The NAACP is also suing to stop voter ID, in a case that could possibly resolve in time for the 2024 elections. Like with many other recent changes to election laws, Republicans say it’s needed to combat fraud while Democrats say fraud is already nearly nonexistent and the real intent is to make it harder for minorities or low-income people, who lean Democratic, to cast a ballot.

GOP lawmakers have spent $7.7 million in state funds over the last several years on voter ID education efforts — as well as to make IDs free, at local county elections offices, for anyone who wants one.

“North Carolinians want safe and secure elections,” Horsch said. “Voters made that clear in 2018 when they approved the requirement to show a photo ID to vote.”

That 2018 law was ruled unconstitutional by the North Carolina Supreme Court in 2022 for racial discrimination. However, the court at the time had a Democratic majority. When Republicans took back control of the high court in 2023, the new GOP majority quickly undid that precedent, allowing voter ID to go into use.
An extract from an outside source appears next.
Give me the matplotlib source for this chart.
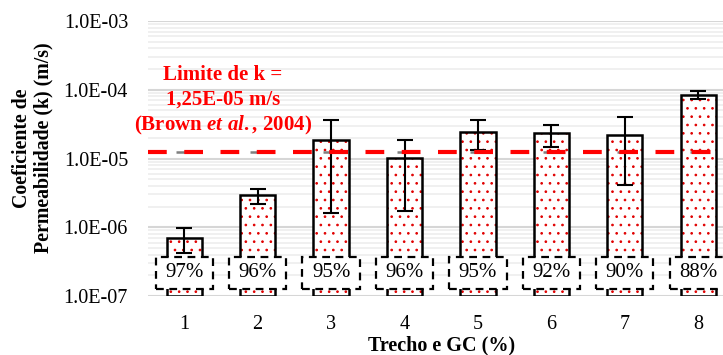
import matplotlib
matplotlib.use("Agg")
import matplotlib.pyplot as plt
from matplotlib.patches import Rectangle
from matplotlib.ticker import FixedLocator, FuncFormatter, LogLocator, NullFormatter
import numpy as np

# dados
trechos = ["1", "2", "3", "4", "5", "6", "7", "8"]
gc_labels = ["97%", "96%", "95%", "96%", "95%", "92%", "90%", "88%"]
k_medio = [6.9e-7, 2.9e-6, 1.86e-5, 1.03e-5, 2.45e-5, 2.32e-5, 2.2e-5, 8.4e-5]
k_max = [9.7e-7, 3.6e-6, 3.6e-5, 1.86e-5, 3.6e-5, 3.1e-5, 3.97e-5, 9.6e-5]
k_min = [4.2e-7, 2.2e-6, 1.63e-6, 1.7e-6, 1.33e-5, 1.49e-5, 4.1e-6, 7.3e-5]
k_limite = 1.25e-5

plt.rcParams['font.family'] = ['Liberation Serif', 'DejaVu Serif']
plt.rcParams['mathtext.fontset'] = 'custom'
plt.rcParams['mathtext.rm'] = 'Liberation Serif:bold'
plt.rcParams['mathtext.it'] = 'Liberation Serif:italic:bold'
plt.rcParams['hatch.linewidth'] = 0.7

W, H = 723, 355
fig = plt.figure(figsize=(W / 100, H / 100), dpi=100)
# eixo passa um pouco da borda direita como no original
ax = fig.add_axes([147.5 / W, (H - 296) / H, (735 - 147.5) / W, (296 - 21) / H])

x = np.arange(1, len(trechos) + 1)
base = 1e-7
alturas = np.array(k_medio) - base
err_low = np.array(k_medio) - np.array(k_min)
err_up = np.array(k_max) - np.array(k_medio)

ax.set_yscale('log')
ax.set_ylim(1e-7, 1e-3)
ax.set_xlim(0.5, 8.5)

# grade
ax.yaxis.set_major_locator(FixedLocator([1e-7, 1e-6, 1e-5, 1e-4, 1e-3]))
ax.yaxis.set_minor_locator(LogLocator(base=10, subs=np.arange(2, 10)))
ax.yaxis.set_minor_formatter(NullFormatter())
ax.yaxis.set_major_formatter(FuncFormatter(lambda v, p: "1.0E%03d" % int(round(np.log10(v)))))
ax.grid(True, which='major', axis='y', color='#d6d6d6', lw=1.5, zorder=0)
ax.grid(True, which='minor', axis='y', color='#eeeeee', lw=1.2, zorder=0)
ax.set_axisbelow(True)
for s in ax.spines.values():
    s.set_visible(False)
ax.tick_params(axis='both', which='both', length=0)
ax.tick_params(axis='y', labelsize=14.5, pad=14)
ax.tick_params(axis='x', labelsize=14.5, pad=14)
ax.set_xticks(x)
ax.set_xticklabels(trechos)

# barras: pontilhado vermelho + contorno preto
ax.bar(x, alturas, bottom=base, width=0.48, facecolor='white', edgecolor='#e00000',
       hatch='..', linewidth=0, zorder=2)
ax.bar(x, alturas, bottom=base, width=0.48, facecolor='none', edgecolor='black',
       linewidth=1.8, zorder=3)
ax.errorbar(x, k_medio, yerr=[err_low, err_up], fmt='none', ecolor='black',
            elinewidth=1.5, capsize=5.5, capthick=1.5, zorder=4)

# linha limite
ax.plot(x, [k_limite] * len(x), ls='none', marker='_', ms=11, mew=1.8,
        color='#7f7f7f', zorder=5)
ax.axhline(k_limite, color='red', lw=3, dashes=(4.5, 4.2), zorder=6)

# caixas com o GC
for xi, lab in zip(x, gc_labels):
    ax.add_patch(Rectangle((xi - 0.39, 1.26e-7), 0.78, 3.73e-7 - 1.26e-7,
                           facecolor='white', edgecolor='black', lw=1.6,
                           ls=(0, (3.5, 2.5)), zorder=7))
    ax.text(xi, 2.17e-7, lab, ha='center', va='center', fontsize=15, zorder=8)

ax.set_xlabel("Trecho e GC (%)", fontsize=14.5, fontweight='bold', labelpad=1)

fig.text(33 / W, 1 - 148 / H, "Coeficiente de\nPermeabilidade (k) (m/s)",
         rotation=90, ha='center', va='center', multialignment='center',
         fontsize=14.3, fontweight='bold', linespacing=1.1)

fig.text(223 / W, 1 - 75 / H, "Limite de k =", color='red', ha='center', va='center',
         fontsize=15, fontweight='bold')
fig.text(223 / W, 1 - 100 / H, "1,25E-05 m/s", color='red', ha='center', va='center',
         fontsize=15, fontweight='bold')
fig.text(223 / W, 1 - 125 / H, r"$\mathrm{(Brown\ }\mathit{et\ al.}\mathrm{{,}\ 2004)}$",
         color='red', ha='center', va='center', fontsize=15)

fig.savefig("out.png", dpi=100)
The court’s opinion was written by Berger’s son, Justice Phil Berger Jr.

North Carolina has been perhaps the most aggressive state in the country in passing laws that, in his view, roll back voting rights — often to the detriment of Black voters, according to Marc Elias, a Democratic attorney who litigates gerrymandering and voting rights cases all across the country. “You can make a very good argument that North Carolina Republicans have been the most anti-democratic legislature in the country for some time now,” he said during an interview on the Defending Democracy podcast, which is published by Democracy Docket, a left-leaning media organization founded by Elias.

Karen Brinson Bell, executive director of the North Carolina State Board of Elections
Karen Brinson Bell, executive director of the North Carolina State Board of Elections

In her recent meeting with reporters Brinson Bell didn’t weigh into the many political debates swirling around voter ID, mail-in voting and other recent changes to election laws. She was appointed to her job by Cooper, a Democrat, but has tried to stay publicly nonpartisan since taking office in 2019. A Duplin County native, she spent most of her career running elections in western North Carolina before taking over the top job.

She’s now asking people — no matter which side they’re on — to remember that the actual election workers they’ll be interacting with at the polls this year are just regular members of their community. While there are some full-time elections experts like her making high-level decisions, the actual work of running elections relies on thousands of local volunteers.

In recent years, those workers have faced an onslaught of complaints, records requests, intimidation and aggression from election skeptics, including many peddling disproven election conspiracies — fueling turnover among elections officials and professional staff, and increasing pressure on the community volunteers who do much of the on-the-ground work running polling places during every election.

“It’s the former English teacher who now serves as a poll worker, the former basketball coach who now serves at an early voting site,” Brinson Bell said. “Those are the people who are conducting elections in North Carolina.”